South Korea Prime Minister Lee Nak-yon has said that North Korean leader Kim Jong Un is likely to "launch another Intercontinental Ballistic Missile (ICBM) on September 9."
"The situation is very grave. It doesn't seem much time is left before North Korea achieves its complete nuclear armament," the prime minister told a meeting of defence ministers in Seoul on Thursday.
"A special measure is urgently needed to stop their recklessness," he added.
In another development, dozens were injured when protests broke out in Seoul over U.S. military adding more launchers to the high-tech missile-defence system THAAD in a southern town to counter North Korean threats.

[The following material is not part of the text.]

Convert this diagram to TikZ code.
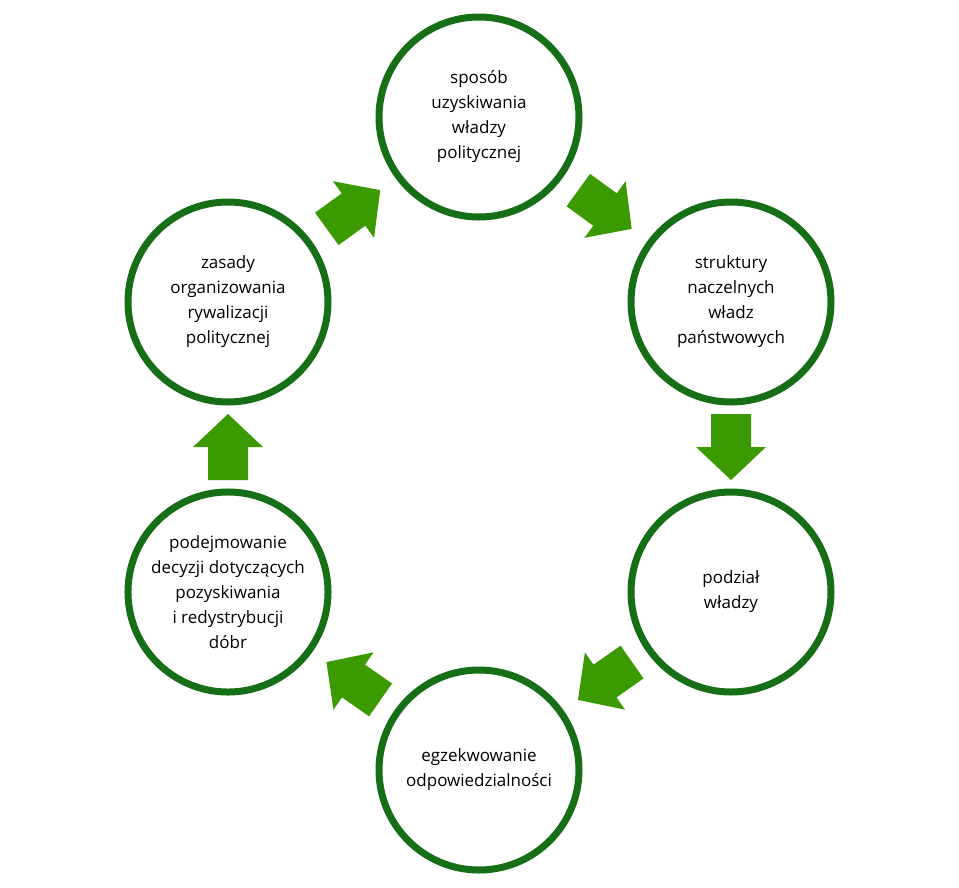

Protesters tried to block the road where U.S. Forces were transporting four additional THAAD missile interceptor launchers to a base in Seongju and in the process entered into a scuffle with armoured riot police and that left many injured, CNN reported.

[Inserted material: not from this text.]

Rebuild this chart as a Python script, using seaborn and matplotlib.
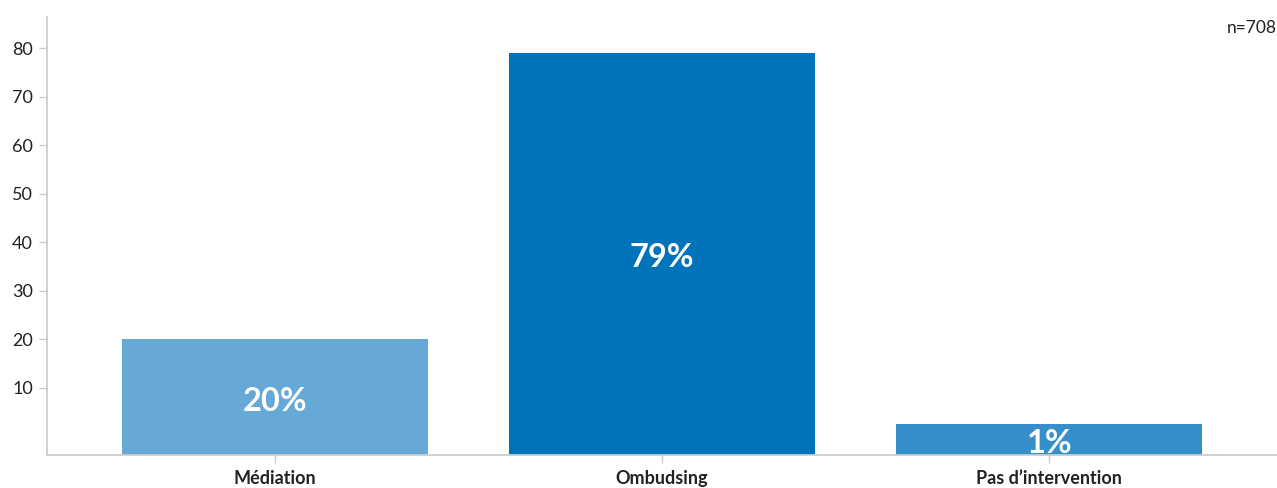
import matplotlib
matplotlib.use("Agg")
import matplotlib.pyplot as plt
import seaborn as sns
import pandas as pd

categories = ["Médiation", "Ombudsing", "Pas d’intervention"]
# bar heights as drawn in the picture (the 1% bar is drawn slightly taller)
heights = [20, 79, 2.6]
labels = ["20%", "79%", "1%"]
colors = ["#66A9D6", "#0173BB", "#368FCB"]
yticks = [10, 20, 30, 40, 50, 60, 70, 80]

df = pd.DataFrame({"cat": categories, "val": heights})

sns.set_theme(style="white")
plt.rcParams["font.family"] = ["Lato", "DejaVu Sans"]

fig = plt.figure(figsize=(12.77, 4.88), dpi=100)
ax = fig.add_axes([0.0368, 0.0676, 0.9632, 0.8976])

sns.barplot(data=df, x="cat", y="val", hue="cat", palette=colors,
            legend=False, width=0.79, saturation=1, ax=ax)

ymin, ymax = -3.8, 86.4
ax.set_ylim(ymin, ymax)
ax.set_xlim(-0.588, 2.588)

# bars start from the bottom of the axis, like in the original chart
for p, lab in zip(ax.patches, labels):
    top = p.get_height()
    p.set_y(ymin)
    p.set_height(top - ymin)
    p.set_edgecolor("none")
    ax.text(p.get_x() + p.get_width() / 2, (ymin + top) / 2 - 0.8, lab,
            ha="center", va="center", color="white", fontsize=23.5,
            fontweight="bold")

ax.set_yticks(yticks)
ax.set_xlabel("")
ax.set_ylabel("")
ax.tick_params(axis="y", length=6, width=1, color="#cccccc", labelsize=13,
               labelcolor="#222222", pad=4, left=True)
ax.tick_params(axis="x", length=6, width=1, color="#cccccc", labelsize=13,
               labelcolor="#222222", pad=5, bottom=True)
for t in ax.get_xticklabels():
    t.set_fontweight("bold")

sns.despine(ax=ax, top=True, right=True)
ax.spines["left"].set_color("#cccccc")
ax.spines["bottom"].set_color("#cccccc")

fig.text(0.9995, 0.943, "n=708", ha="right", va="center", fontsize=12.5,
         color="#222222")

fig.savefig("out.png", dpi=100)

That rollout was "temporarily" completed on Thursday, a spokesman for South Korea's defence ministry said, adding it was necessary to counter increased threats from North Korea.

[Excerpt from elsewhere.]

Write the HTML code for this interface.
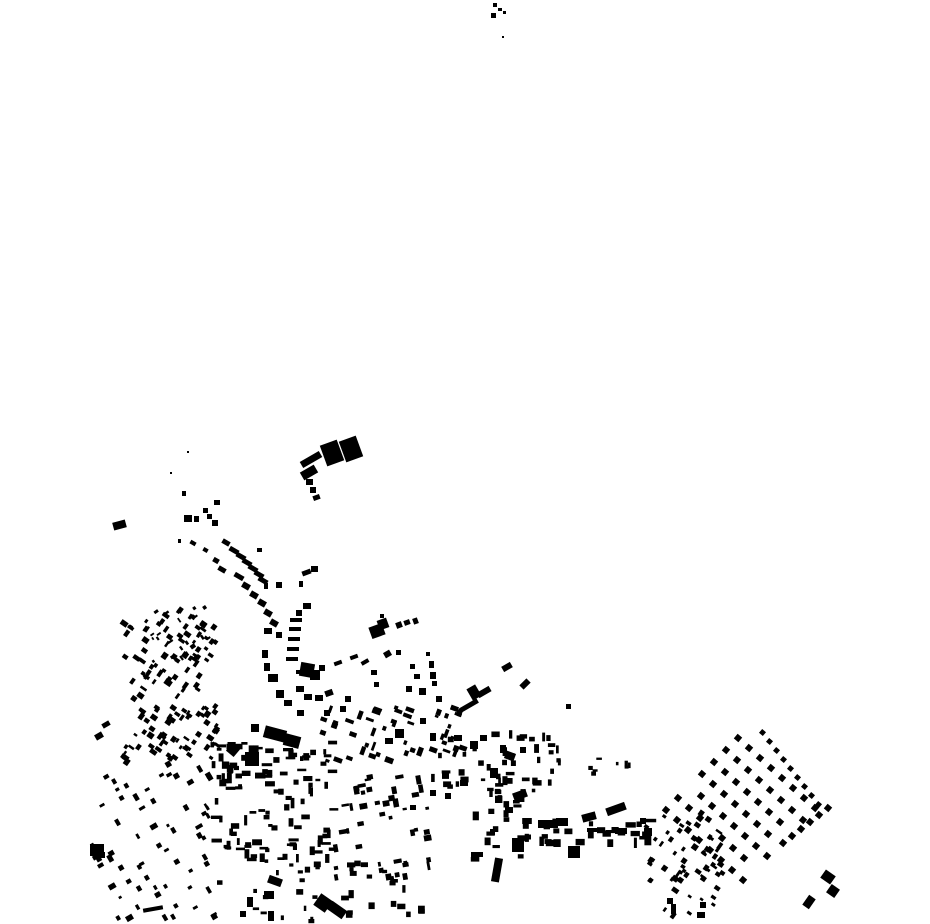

South Korea President Moon Jae-in held discussions on North Korea with Japanese Prime Minister Shinzo Abe on the sidelines of the Eastern Economic Forum in Vladivostok, hosted by Russian President Vladimir Putin.
After the meeting, Abe and Moon issued a statement saying "now is the time to further increase sanctions and pressures against the North as much as possible rather than seeking dialogue," according to Moon's spokesman Yoon Young-chan.